Begin
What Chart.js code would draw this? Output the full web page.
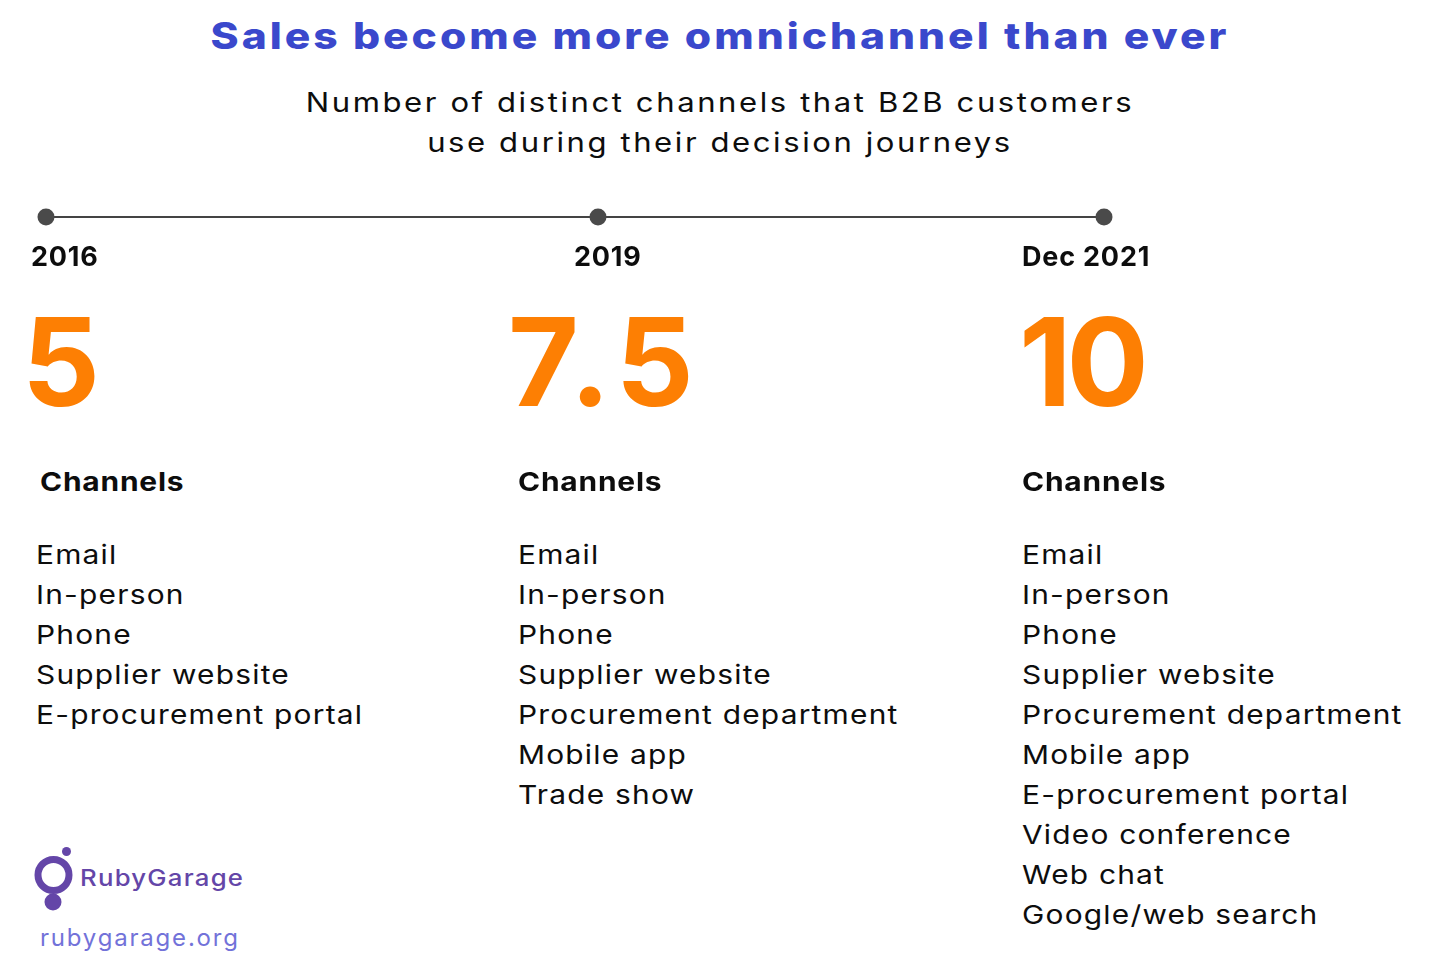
End
Begin
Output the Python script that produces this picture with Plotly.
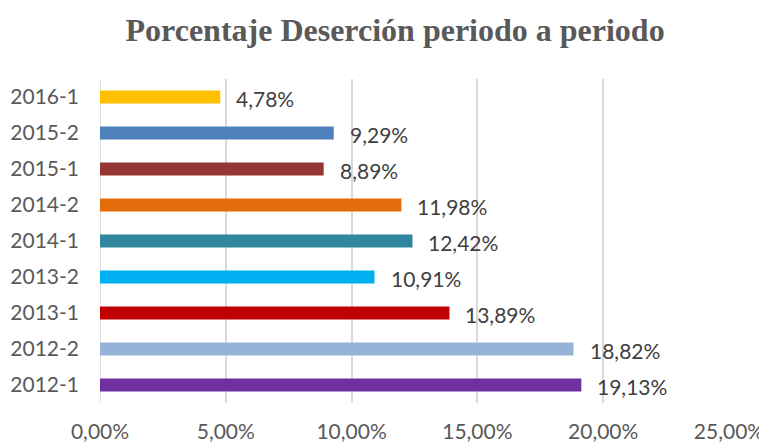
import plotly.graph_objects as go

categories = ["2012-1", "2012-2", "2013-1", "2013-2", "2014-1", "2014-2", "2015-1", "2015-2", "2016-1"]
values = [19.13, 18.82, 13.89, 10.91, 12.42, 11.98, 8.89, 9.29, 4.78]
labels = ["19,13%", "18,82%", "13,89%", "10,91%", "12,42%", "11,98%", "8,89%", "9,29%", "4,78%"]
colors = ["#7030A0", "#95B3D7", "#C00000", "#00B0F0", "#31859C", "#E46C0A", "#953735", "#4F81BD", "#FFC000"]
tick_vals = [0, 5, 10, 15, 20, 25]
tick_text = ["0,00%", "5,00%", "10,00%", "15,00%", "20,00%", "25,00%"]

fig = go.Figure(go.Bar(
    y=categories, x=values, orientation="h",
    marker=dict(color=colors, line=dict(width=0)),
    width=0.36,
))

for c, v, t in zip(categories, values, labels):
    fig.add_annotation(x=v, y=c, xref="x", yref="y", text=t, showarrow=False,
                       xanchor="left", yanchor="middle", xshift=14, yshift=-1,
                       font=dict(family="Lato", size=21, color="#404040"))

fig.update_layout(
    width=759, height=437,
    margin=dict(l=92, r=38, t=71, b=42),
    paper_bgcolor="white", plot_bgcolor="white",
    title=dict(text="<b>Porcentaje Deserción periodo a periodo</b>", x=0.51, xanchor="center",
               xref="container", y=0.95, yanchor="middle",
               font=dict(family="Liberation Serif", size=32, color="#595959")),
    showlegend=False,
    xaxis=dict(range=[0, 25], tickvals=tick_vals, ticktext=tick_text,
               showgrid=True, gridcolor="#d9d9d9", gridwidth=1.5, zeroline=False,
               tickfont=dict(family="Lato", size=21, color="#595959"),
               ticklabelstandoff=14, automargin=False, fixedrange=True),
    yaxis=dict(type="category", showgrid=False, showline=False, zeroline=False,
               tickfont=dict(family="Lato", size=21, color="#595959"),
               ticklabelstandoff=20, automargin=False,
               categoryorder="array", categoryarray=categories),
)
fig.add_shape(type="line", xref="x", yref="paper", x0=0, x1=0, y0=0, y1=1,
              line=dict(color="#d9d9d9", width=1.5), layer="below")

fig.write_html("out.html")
End
### AIM OF THE EXERCISE
Copy every line in the records above that contains the word "this".

### EXERCISE RESPONSE
What Chart.js code would draw this? Output the full web page.
Output the Python script that produces this picture with Plotly.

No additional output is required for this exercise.